= Brief =
Skip the pictures and quote all of the lines exactly.

* Start Material provided *

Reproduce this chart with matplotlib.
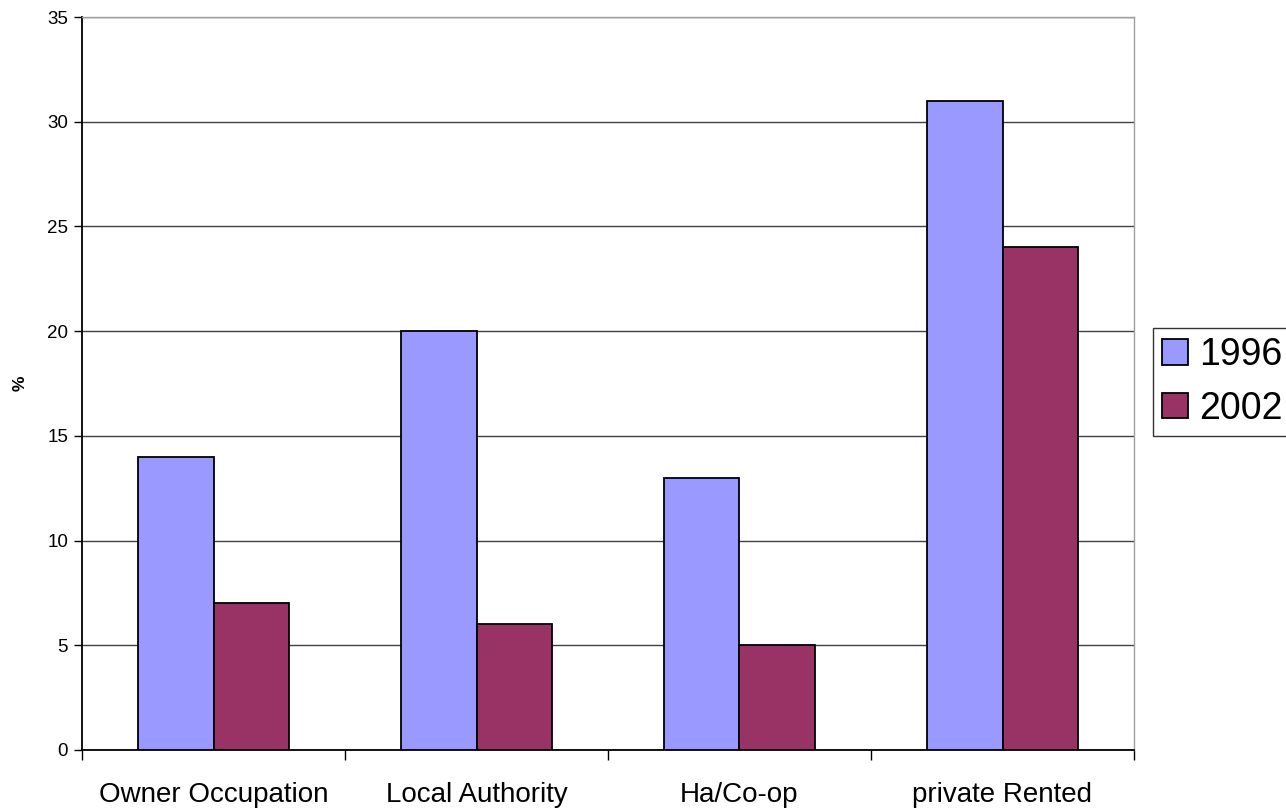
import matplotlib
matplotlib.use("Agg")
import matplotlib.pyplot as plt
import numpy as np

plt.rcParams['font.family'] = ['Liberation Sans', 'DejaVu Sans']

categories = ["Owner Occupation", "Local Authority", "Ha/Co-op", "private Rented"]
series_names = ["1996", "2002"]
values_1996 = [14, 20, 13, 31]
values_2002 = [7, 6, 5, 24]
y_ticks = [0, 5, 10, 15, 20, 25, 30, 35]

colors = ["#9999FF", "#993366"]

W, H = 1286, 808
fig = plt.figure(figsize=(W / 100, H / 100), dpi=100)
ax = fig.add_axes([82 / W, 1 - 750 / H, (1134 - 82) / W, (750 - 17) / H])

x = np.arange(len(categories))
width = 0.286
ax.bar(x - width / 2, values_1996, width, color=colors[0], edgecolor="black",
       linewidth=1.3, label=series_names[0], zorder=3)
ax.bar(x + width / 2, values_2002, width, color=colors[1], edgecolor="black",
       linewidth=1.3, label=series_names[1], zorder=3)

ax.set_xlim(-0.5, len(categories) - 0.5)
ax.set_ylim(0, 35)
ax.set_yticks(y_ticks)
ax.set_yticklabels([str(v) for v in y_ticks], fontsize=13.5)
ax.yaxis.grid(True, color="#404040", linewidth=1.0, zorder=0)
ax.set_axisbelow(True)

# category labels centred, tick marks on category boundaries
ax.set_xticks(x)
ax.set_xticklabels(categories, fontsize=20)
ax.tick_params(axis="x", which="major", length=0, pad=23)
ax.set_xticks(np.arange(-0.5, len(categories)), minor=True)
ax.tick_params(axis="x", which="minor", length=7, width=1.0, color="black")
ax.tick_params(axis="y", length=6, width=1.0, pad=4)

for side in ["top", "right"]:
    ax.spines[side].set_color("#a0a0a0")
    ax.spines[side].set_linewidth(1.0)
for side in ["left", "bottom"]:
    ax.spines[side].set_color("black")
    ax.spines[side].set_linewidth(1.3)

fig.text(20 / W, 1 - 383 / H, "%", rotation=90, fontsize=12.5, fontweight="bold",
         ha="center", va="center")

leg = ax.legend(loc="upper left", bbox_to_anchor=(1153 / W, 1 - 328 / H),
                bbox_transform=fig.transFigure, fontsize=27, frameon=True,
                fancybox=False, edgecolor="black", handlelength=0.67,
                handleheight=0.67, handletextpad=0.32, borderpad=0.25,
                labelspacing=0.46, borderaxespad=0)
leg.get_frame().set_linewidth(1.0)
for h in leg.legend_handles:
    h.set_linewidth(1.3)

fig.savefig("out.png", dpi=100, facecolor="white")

* End Material provided *

= Task response =
Reproduce this chart with matplotlib.
import matplotlib
matplotlib.use("Agg")
import matplotlib.pyplot as plt
import numpy as np

plt.rcParams['font.family'] = ['Liberation Sans', 'DejaVu Sans']

categories = ["Owner Occupation", "Local Authority", "Ha/Co-op", "private Rented"]
series_names = ["1996", "2002"]
values_1996 = [14, 20, 13, 31]
values_2002 = [7, 6, 5, 24]
y_ticks = [0, 5, 10, 15, 20, 25, 30, 35]

colors = ["#9999FF", "#993366"]

W, H = 1286, 808
fig = plt.figure(figsize=(W / 100, H / 100), dpi=100)
ax = fig.add_axes([82 / W, 1 - 750 / H, (1134 - 82) / W, (750 - 17) / H])

x = np.arange(len(categories))
width = 0.286
ax.bar(x - width / 2, values_1996, width, color=colors[0], edgecolor="black",
       linewidth=1.3, label=series_names[0], zorder=3)
ax.bar(x + width / 2, values_2002, width, color=colors[1], edgecolor="black",
       linewidth=1.3, label=series_names[1], zorder=3)

ax.set_xlim(-0.5, len(categories) - 0.5)
ax.set_ylim(0, 35)
ax.set_yticks(y_ticks)
ax.set_yticklabels([str(v) for v in y_ticks], fontsize=13.5)
ax.yaxis.grid(True, color="#404040", linewidth=1.0, zorder=0)
ax.set_axisbelow(True)

# category labels centred, tick marks on category boundaries
ax.set_xticks(x)
ax.set_xticklabels(categories, fontsize=20)
ax.tick_params(axis="x", which="major", length=0, pad=23)
ax.set_xticks(np.arange(-0.5, len(categories)), minor=True)
ax.tick_params(axis="x", which="minor", length=7, width=1.0, color="black")
ax.tick_params(axis="y", length=6, width=1.0, pad=4)

for side in ["top", "right"]:
    ax.spines[side].set_color("#a0a0a0")
    ax.spines[side].set_linewidth(1.0)
for side in ["left", "bottom"]:
    ax.spines[side].set_color("black")
    ax.spines[side].set_linewidth(1.3)

fig.text(20 / W, 1 - 383 / H, "%", rotation=90, fontsize=12.5, fontweight="bold",
         ha="center", va="center")

leg = ax.legend(loc="upper left", bbox_to_anchor=(1153 / W, 1 - 328 / H),
                bbox_transform=fig.transFigure, fontsize=27, frameon=True,
                fancybox=False, edgecolor="black", handlelength=0.67,
                handleheight=0.67, handletextpad=0.32, borderpad=0.25,
                labelspacing=0.46, borderaxespad=0)
leg.get_frame().set_linewidth(1.0)
for h in leg.legend_handles:
    h.set_linewidth(1.3)

fig.savefig("out.png", dpi=100, facecolor="white")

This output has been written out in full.